■ PROBLEM DETAILS
Starting at the first line of the listing below, repeat each line up to and including the one containing "import seaborn as sns". Leave out pictures.

■ SUPPLIED INFORMATION
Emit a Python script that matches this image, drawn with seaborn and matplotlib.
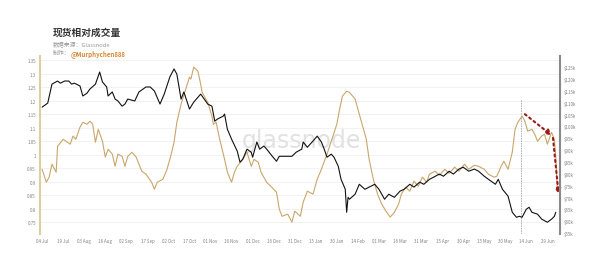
import matplotlib
matplotlib.use("Agg")
from matplotlib import pyplot as plt
import matplotlib.dates as mdates
import pandas as pd
import seaborn as sns

# spot relative volume (left axis, gold line)
vol_dates = ['2024-07-04', '2024-07-07', '2024-07-09', '2024-07-11', '2024-07-14', '2024-07-15',
             '2024-07-19', '2024-07-21', '2024-07-24', '2024-07-26', '2024-07-28', '2024-07-31',
             '2024-08-02', '2024-08-05', '2024-08-07', '2024-08-09', '2024-08-11', '2024-08-13',
             '2024-08-16', '2024-08-18', '2024-08-20', '2024-08-23', '2024-08-25', '2024-08-27',
             '2024-08-30', '2024-09-01', '2024-09-03', '2024-09-06', '2024-09-09', '2024-09-13',
             '2024-09-16', '2024-09-20', '2024-09-22', '2024-09-24', '2024-09-28', '2024-10-01',
             '2024-10-04', '2024-10-06', '2024-10-08', '2024-10-11', '2024-10-15', '2024-10-17',
             '2024-10-18', '2024-10-20', '2024-10-23', '2024-10-25', '2024-10-26', '2024-10-30',
             '2024-11-02', '2024-11-03', '2024-11-05', '2024-11-07', '2024-11-11', '2024-11-13',
             '2024-11-16', '2024-11-18', '2024-11-20', '2024-11-24', '2024-11-27', '2024-11-30',
             '2024-12-02', '2024-12-05', '2024-12-07', '2024-12-11', '2024-12-14', '2024-12-18',
             '2024-12-20', '2024-12-22', '2024-12-26', '2024-12-29', '2024-12-31', '2025-01-04',
             '2025-01-06', '2025-01-09', '2025-01-13', '2025-01-16', '2025-01-19', '2025-01-23',
             '2025-01-26', '2025-01-30', '2025-02-01', '2025-02-03', '2025-02-06', '2025-02-08',
             '2025-02-12', '2025-02-14', '2025-02-17', '2025-02-20', '2025-02-22', '2025-02-25',
             '2025-02-28', '2025-03-03', '2025-03-06', '2025-03-09', '2025-03-12', '2025-03-15',
             '2025-03-17', '2025-03-20', '2025-03-23', '2025-03-26', '2025-03-29', '2025-04-01',
             '2025-04-04', '2025-04-06', '2025-04-10', '2025-04-13', '2025-04-17', '2025-04-20',
             '2025-04-24', '2025-04-27', '2025-05-01', '2025-05-04', '2025-05-08', '2025-05-11',
             '2025-05-15', '2025-05-18', '2025-05-22', '2025-05-24', '2025-05-27', '2025-05-29',
             '2025-06-01', '2025-06-04', '2025-06-06', '2025-06-08', '2025-06-11', '2025-06-13',
             '2025-06-15', '2025-06-18', '2025-06-20', '2025-06-22', '2025-06-25', '2025-06-27',
             '2025-06-29', '2025-07-02', '2025-07-04', '2025-07-05', '2025-07-06']
vol_values = [0.946, 0.898, 0.917, 0.965, 0.935, 1.031,
              1.057, 1.050, 1.039, 1.069, 1.057, 1.102,
              1.120, 1.113, 1.124, 1.113, 1.046, 1.094,
              1.050, 0.991, 1.020, 1.002, 0.957, 1.002,
              0.994, 0.957, 0.994, 1.009, 0.991, 0.939,
              0.928, 0.898, 0.872, 0.898, 0.909, 0.946,
              1.002, 1.046, 1.120, 1.187, 1.254, 1.287,
              1.280, 1.324, 1.309, 1.261, 1.231, 1.194,
              1.143, 1.113, 1.120, 1.069, 0.983, 0.935,
              0.898, 0.935, 0.957, 0.983, 1.009, 0.957,
              0.983, 0.972, 0.935, 0.898, 0.883, 0.861,
              0.798, 0.772, 0.780, 0.750, 0.791, 0.772,
              0.824, 0.865, 0.854, 0.909, 0.946, 1.002,
              1.050, 1.113, 1.169, 1.217, 1.235, 1.231,
              1.206, 1.169, 1.113, 1.057, 0.983, 0.909,
              0.854, 0.817, 0.791, 0.769, 0.787, 0.817,
              0.854, 0.880, 0.865, 0.902, 0.883, 0.917,
              0.898, 0.928, 0.939, 0.924, 0.946, 0.931,
              0.954, 0.939, 0.965, 0.946, 0.961, 0.957,
              0.946, 0.928, 0.917, 0.920, 0.957, 0.976,
              0.946, 1.009, 1.094, 1.120, 1.143, 1.124,
              1.087, 1.094, 1.076, 1.050, 1.069, 1.076,
              1.039, 1.083, 1.057, 0.994, 0.880]

# price (right axis, black line), in $k
px_dates = ['2024-07-04', '2024-07-08', '2024-07-11', '2024-07-15', '2024-07-17', '2024-07-20',
            '2024-07-23', '2024-07-25', '2024-07-27', '2024-07-31', '2024-08-02', '2024-08-05',
            '2024-08-07', '2024-08-11', '2024-08-14', '2024-08-16', '2024-08-19', '2024-08-20',
            '2024-08-23', '2024-08-25', '2024-08-27', '2024-08-30', '2024-09-01', '2024-09-03',
            '2024-09-08', '2024-09-11', '2024-09-16', '2024-09-19', '2024-09-22', '2024-09-26',
            '2024-09-29', '2024-10-03', '2024-10-06', '2024-10-08', '2024-10-11', '2024-10-13',
            '2024-10-17', '2024-10-20', '2024-10-25', '2024-10-30', '2024-11-02', '2024-11-04',
            '2024-11-06', '2024-11-10', '2024-11-11', '2024-11-13', '2024-11-16', '2024-11-20',
            '2024-11-22', '2024-11-24', '2024-11-27', '2024-11-30', '2024-12-01', '2024-12-04',
            '2024-12-06', '2024-12-09', '2024-12-11', '2024-12-15', '2024-12-18', '2024-12-20',
            '2024-12-25', '2024-12-29', '2025-01-01', '2025-01-05', '2025-01-06', '2025-01-09',
            '2025-01-13', '2025-01-16', '2025-01-19', '2025-01-21', '2025-01-23', '2025-01-26',
            '2025-01-28', '2025-01-31', '2025-02-02', '2025-02-05', '2025-02-06', '2025-02-07',
            '2025-02-08', '2025-02-12', '2025-02-15', '2025-02-19', '2025-02-22', '2025-02-26',
            '2025-03-01', '2025-03-05', '2025-03-08', '2025-03-12', '2025-03-16', '2025-03-19',
            '2025-03-23', '2025-03-26', '2025-03-30', '2025-04-02', '2025-04-06', '2025-04-09',
            '2025-04-13', '2025-04-16', '2025-04-20', '2025-04-23', '2025-04-27', '2025-04-30',
            '2025-05-04', '2025-05-08', '2025-05-11', '2025-05-15', '2025-05-18', '2025-05-23',
            '2025-05-25', '2025-05-28', '2025-06-01', '2025-06-04', '2025-06-07', '2025-06-09',
            '2025-06-11', '2025-06-14', '2025-06-16', '2025-06-18', '2025-06-22', '2025-06-25',
            '2025-06-29', '2025-07-02', '2025-07-04', '2025-07-05']
px_values = [108.1, 109.8, 117.8, 119.1, 118.2, 119.1,
             119.1, 117.8, 118.2, 117.0, 112.8, 114.0,
             115.7, 117.8, 122.9, 118.7, 116.6, 112.8,
             114.5, 111.5, 110.7, 108.5, 109.4, 111.5,
             110.7, 114.5, 116.6, 116.6, 114.9, 109.4,
             113.6, 120.8, 124.2, 122.0, 111.5, 114.5,
             107.3, 110.2, 113.6, 109.4, 108.5, 102.2,
             103.1, 104.3, 105.2, 98.8, 94.6, 89.6,
             84.9, 86.2, 90.4, 89.1, 87.0, 93.4,
             90.4, 91.7, 90.4, 87.4, 85.3, 87.4,
             87.4, 87.4, 89.1, 90.4, 93.4, 91.2,
             93.8, 95.9, 93.4, 90.4, 87.0, 88.3,
             87.0, 83.2, 77.7, 73.5, 63.8, 70.1,
             69.3, 71.4, 75.6, 73.5, 74.4, 75.6,
             73.5, 69.3, 71.4, 70.1, 72.7, 73.5,
             75.6, 74.4, 76.5, 75.6, 77.7, 78.6,
             79.9, 79.0, 81.1, 79.9, 82.0, 82.8,
             81.1, 82.0, 81.1, 79.0, 77.7, 75.6,
             77.7, 73.5, 70.6, 63.8, 61.7, 62.1,
             61.7, 65.1, 65.9, 63.8, 63.0, 60.9,
             59.6, 60.9, 62.1, 63.8]

left_ticks = [0.75, 0.8, 0.85, 0.9, 0.95, 1, 1.05, 1.1, 1.15, 1.2, 1.25, 1.3, 1.35]
left_labels = ['0.75', '0.8', '0.85', '0.9', '0.95', '1', '1.05', '1.1', '1.15', '1.2', '1.25', '1.3', '1.35']
right_ticks = list(range(55, 130, 5))
right_labels = ['$%dk' % v for v in right_ticks]

vol = pd.DataFrame({'date': pd.to_datetime(vol_dates), 'value': vol_values})
px = pd.DataFrame({'date': pd.to_datetime(px_dates), 'value': px_values})

sns.set_theme(style='white')
plt.rcParams['font.family'] = ['Noto Sans CJK SC', 'DejaVu Sans']

fig = plt.figure(figsize=(6, 2.55), dpi=100)
ax = fig.add_axes([0.0667, 0.078, 0.8666, 0.698])
ax2 = ax.twinx()

# watermark, behind the lines
ax.text(0.502, 0.53, 'glassnode', transform=ax.transAxes, fontsize=17, color='#e2e2e2',
        ha='center', va='center', family='DejaVu Sans', zorder=1)

sns.lineplot(data=vol, x='date', y='value', ax=ax, color='#c9a66b', linewidth=0.8, zorder=3)
sns.lineplot(data=px, x='date', y='value', ax=ax2, color='#111111', linewidth=0.8)

ax.set_ylim(0.706, 1.365)
ax2.set_ylim(54.6, 129.6)
ax.set_xlim(pd.Timestamp('2024-07-02 12:00'), pd.Timestamp('2025-07-08'))

ax.set_yticks(left_ticks)
ax.set_yticklabels(left_labels)
ax2.set_yticks(right_ticks)
ax2.set_yticklabels(right_labels)
ax.grid(axis='y', color='#f0f0f0', linewidth=0.6)
ax.set_axisbelow(True)

xt = pd.date_range('2024-07-04', periods=25, freq='15D')
ax.set_xticks(xt)
ax.xaxis.set_major_formatter(mdates.DateFormatter('%d %b'))

for a in (ax, ax2):
    a.set_xlabel('')
    a.set_ylabel('')
    a.tick_params(axis='both', labelsize=3.2, colors='#808080', length=0, pad=3)
    a.spines['top'].set_visible(False)
    a.spines['bottom'].set_visible(False)
ax.spines['right'].set_visible(False)
ax.spines['left'].set_color('#dccfa2')
ax.spines['left'].set_linewidth(1.5)
ax2.spines['left'].set_visible(False)
ax2.spines['right'].set_color('#8a8a8a')
ax2.spines['right'].set_linewidth(1.5)

# vertical marker at the June peak
ax.axvline(pd.Timestamp('2025-06-10'), ymin=0, ymax=0.76, color='#9aaabb',
           linestyle=(0, (2, 1)), linewidth=0.6)

# red dotted arrows
red = '#9b1b1b'
ax.annotate('', xy=(pd.Timestamp('2025-07-02'), 1.072), xytext=(pd.Timestamp('2025-06-13'), 1.15),
            arrowprops=dict(arrowstyle='-|>,head_length=0.25,head_width=0.14', color=red,
                            linestyle=':', linewidth=1.5, shrinkA=0, shrinkB=0))
ax.annotate('', xy=(pd.Timestamp('2025-07-07'), 0.855), xytext=(pd.Timestamp('2025-07-03'), 1.062),
            arrowprops=dict(arrowstyle='-|>,head_length=0.25,head_width=0.14', color=red,
                            linestyle=':', linewidth=1.5, shrinkA=0, shrinkB=0))

# titles
fig.text(0.088, 0.873, '现货相对成交量', fontsize=7, fontweight='bold', color='#333333',
         ha='left', va='center')
fig.text(0.088, 0.826, '数据来源：Glassnode', fontsize=4.2, color='#999999',
         ha='left', va='center', style='italic')
fig.text(0.088, 0.79, '制作：', fontsize=4.2, color='#999999', ha='left', va='center')
fig.text(0.117, 0.79, '@Murphychen888', fontsize=4.4, color='#d4862f', fontweight='bold',
         ha='left', va='center', style='italic')

fig.savefig('out.png', dpi=100)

■ RESPONSE TO THIS TASK
Emit a Python script that matches this image, drawn with seaborn and matplotlib.
import matplotlib
matplotlib.use("Agg")
from matplotlib import pyplot as plt
import matplotlib.dates as mdates
import pandas as pd
import seaborn as sns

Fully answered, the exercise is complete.